Exercise task:
Set down every entry word for word. Omit the pictures.
───── Provided data ─────
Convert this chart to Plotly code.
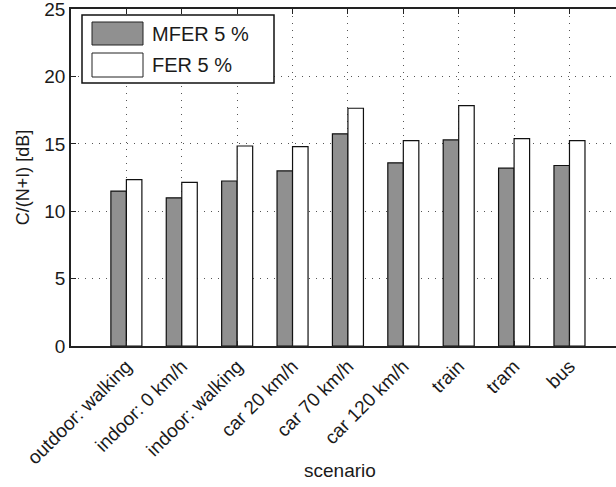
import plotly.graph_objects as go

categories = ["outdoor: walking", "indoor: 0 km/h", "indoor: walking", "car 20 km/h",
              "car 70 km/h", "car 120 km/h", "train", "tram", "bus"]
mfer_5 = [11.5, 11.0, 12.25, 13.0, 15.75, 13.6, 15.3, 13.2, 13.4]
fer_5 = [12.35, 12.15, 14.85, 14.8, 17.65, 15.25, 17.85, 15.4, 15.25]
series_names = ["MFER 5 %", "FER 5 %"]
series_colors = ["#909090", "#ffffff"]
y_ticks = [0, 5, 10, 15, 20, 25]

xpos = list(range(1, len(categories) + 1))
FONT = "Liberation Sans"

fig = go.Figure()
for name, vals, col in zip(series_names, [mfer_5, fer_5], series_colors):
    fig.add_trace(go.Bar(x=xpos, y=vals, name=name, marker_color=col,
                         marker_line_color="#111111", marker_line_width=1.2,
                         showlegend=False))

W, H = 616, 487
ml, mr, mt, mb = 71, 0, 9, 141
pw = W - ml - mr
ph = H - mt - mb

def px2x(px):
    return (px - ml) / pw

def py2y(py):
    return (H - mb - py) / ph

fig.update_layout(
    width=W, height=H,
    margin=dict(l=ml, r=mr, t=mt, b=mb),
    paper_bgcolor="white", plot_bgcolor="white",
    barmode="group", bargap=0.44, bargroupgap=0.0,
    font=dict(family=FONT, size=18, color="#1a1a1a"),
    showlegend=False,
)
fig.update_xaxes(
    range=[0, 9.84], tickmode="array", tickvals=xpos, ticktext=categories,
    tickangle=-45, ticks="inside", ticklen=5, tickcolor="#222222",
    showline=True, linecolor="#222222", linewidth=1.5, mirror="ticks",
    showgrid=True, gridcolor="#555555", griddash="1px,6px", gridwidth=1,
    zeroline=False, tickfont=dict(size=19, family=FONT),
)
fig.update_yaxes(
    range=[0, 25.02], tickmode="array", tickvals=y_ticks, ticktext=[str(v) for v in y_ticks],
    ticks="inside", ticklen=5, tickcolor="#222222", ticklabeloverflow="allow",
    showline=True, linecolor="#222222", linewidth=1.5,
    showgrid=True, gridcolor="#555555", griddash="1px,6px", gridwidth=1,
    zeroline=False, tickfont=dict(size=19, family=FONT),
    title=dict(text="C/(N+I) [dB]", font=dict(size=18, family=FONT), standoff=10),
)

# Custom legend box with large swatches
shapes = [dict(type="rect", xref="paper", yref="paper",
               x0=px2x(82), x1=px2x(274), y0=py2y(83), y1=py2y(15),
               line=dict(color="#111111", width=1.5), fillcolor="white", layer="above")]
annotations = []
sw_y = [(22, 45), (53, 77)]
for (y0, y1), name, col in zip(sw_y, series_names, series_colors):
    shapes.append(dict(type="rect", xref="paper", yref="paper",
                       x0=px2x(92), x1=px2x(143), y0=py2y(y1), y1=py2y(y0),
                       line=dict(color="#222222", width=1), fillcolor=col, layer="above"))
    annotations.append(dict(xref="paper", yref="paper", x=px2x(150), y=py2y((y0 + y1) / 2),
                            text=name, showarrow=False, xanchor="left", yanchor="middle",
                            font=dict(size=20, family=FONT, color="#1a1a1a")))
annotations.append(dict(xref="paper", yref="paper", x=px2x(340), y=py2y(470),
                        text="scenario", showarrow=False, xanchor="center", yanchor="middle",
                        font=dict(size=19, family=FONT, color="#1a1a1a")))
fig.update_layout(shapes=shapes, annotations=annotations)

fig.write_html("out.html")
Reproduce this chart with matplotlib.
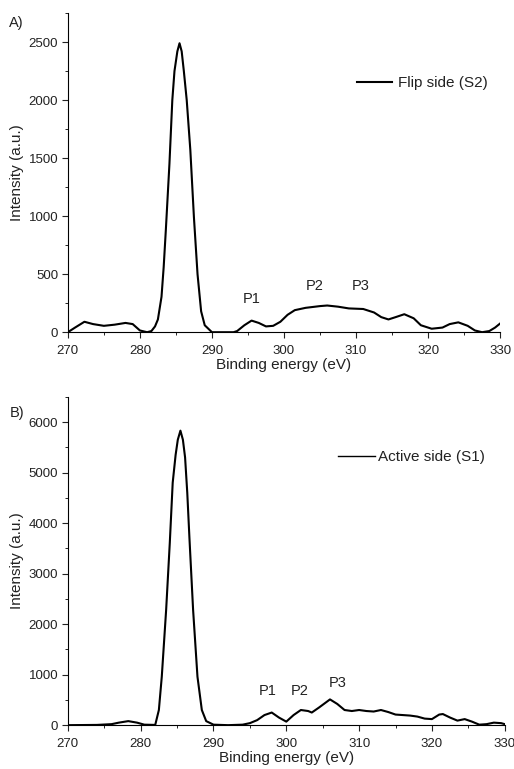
─────
Output of the exercise:
Convert this chart to Plotly code.
import plotly.graph_objects as go

categories = ["outdoor: walking", "indoor: 0 km/h", "indoor: walking", "car 20 km/h",
              "car 70 km/h", "car 120 km/h", "train", "tram", "bus"]
mfer_5 = [11.5, 11.0, 12.25, 13.0, 15.75, 13.6, 15.3, 13.2, 13.4]
fer_5 = [12.35, 12.15, 14.85, 14.8, 17.65, 15.25, 17.85, 15.4, 15.25]
series_names = ["MFER 5 %", "FER 5 %"]
series_colors = ["#909090", "#ffffff"]
y_ticks = [0, 5, 10, 15, 20, 25]

xpos = list(range(1, len(categories) + 1))
FONT = "Liberation Sans"

fig = go.Figure()
for name, vals, col in zip(series_names, [mfer_5, fer_5], series_colors):
    fig.add_trace(go.Bar(x=xpos, y=vals, name=name, marker_color=col,
                         marker_line_color="#111111", marker_line_width=1.2,
                         showlegend=False))

W, H = 616, 487
ml, mr, mt, mb = 71, 0, 9, 141
pw = W - ml - mr
ph = H - mt - mb

def px2x(px):
    return (px - ml) / pw

def py2y(py):
    return (H - mb - py) / ph

fig.update_layout(
    width=W, height=H,
    margin=dict(l=ml, r=mr, t=mt, b=mb),
    paper_bgcolor="white", plot_bgcolor="white",
    barmode="group", bargap=0.44, bargroupgap=0.0,
    font=dict(family=FONT, size=18, color="#1a1a1a"),
    showlegend=False,
)
fig.update_xaxes(
    range=[0, 9.84], tickmode="array", tickvals=xpos, ticktext=categories,
    tickangle=-45, ticks="inside", ticklen=5, tickcolor="#222222",
    showline=True, linecolor="#222222", linewidth=1.5, mirror="ticks",
    showgrid=True, gridcolor="#555555", griddash="1px,6px", gridwidth=1,
    zeroline=False, tickfont=dict(size=19, family=FONT),
)
fig.update_yaxes(
    range=[0, 25.02], tickmode="array", tickvals=y_ticks, ticktext=[str(v) for v in y_ticks],
    ticks="inside", ticklen=5, tickcolor="#222222", ticklabeloverflow="allow",
    showline=True, linecolor="#222222", linewidth=1.5,
    showgrid=True, gridcolor="#555555", griddash="1px,6px", gridwidth=1,
    zeroline=False, tickfont=dict(size=19, family=FONT),
    title=dict(text="C/(N+I) [dB]", font=dict(size=18, family=FONT), standoff=10),
)

# Custom legend box with large swatches
shapes = [dict(type="rect", xref="paper", yref="paper",
               x0=px2x(82), x1=px2x(274), y0=py2y(83), y1=py2y(15),
               line=dict(color="#111111", width=1.5), fillcolor="white", layer="above")]
annotations = []
sw_y = [(22, 45), (53, 77)]
for (y0, y1), name, col in zip(sw_y, series_names, series_colors):
    shapes.append(dict(type="rect", xref="paper", yref="paper",
                       x0=px2x(92), x1=px2x(143), y0=py2y(y1), y1=py2y(y0),
                       line=dict(color="#222222", width=1), fillcolor=col, layer="above"))
    annotations.append(dict(xref="paper", yref="paper", x=px2x(150), y=py2y((y0 + y1) / 2),
                            text=name, showarrow=False, xanchor="left", yanchor="middle",
                            font=dict(size=20, family=FONT, color="#1a1a1a")))
annotations.append(dict(xref="paper", yref="paper", x=px2x(340), y=py2y(470),
                        text="scenario", showarrow=False, xanchor="center", yanchor="middle",
                        font=dict(size=19, family=FONT, color="#1a1a1a")))
fig.update_layout(shapes=shapes, annotations=annotations)

fig.write_html("out.html")
Reproduce this chart with matplotlib.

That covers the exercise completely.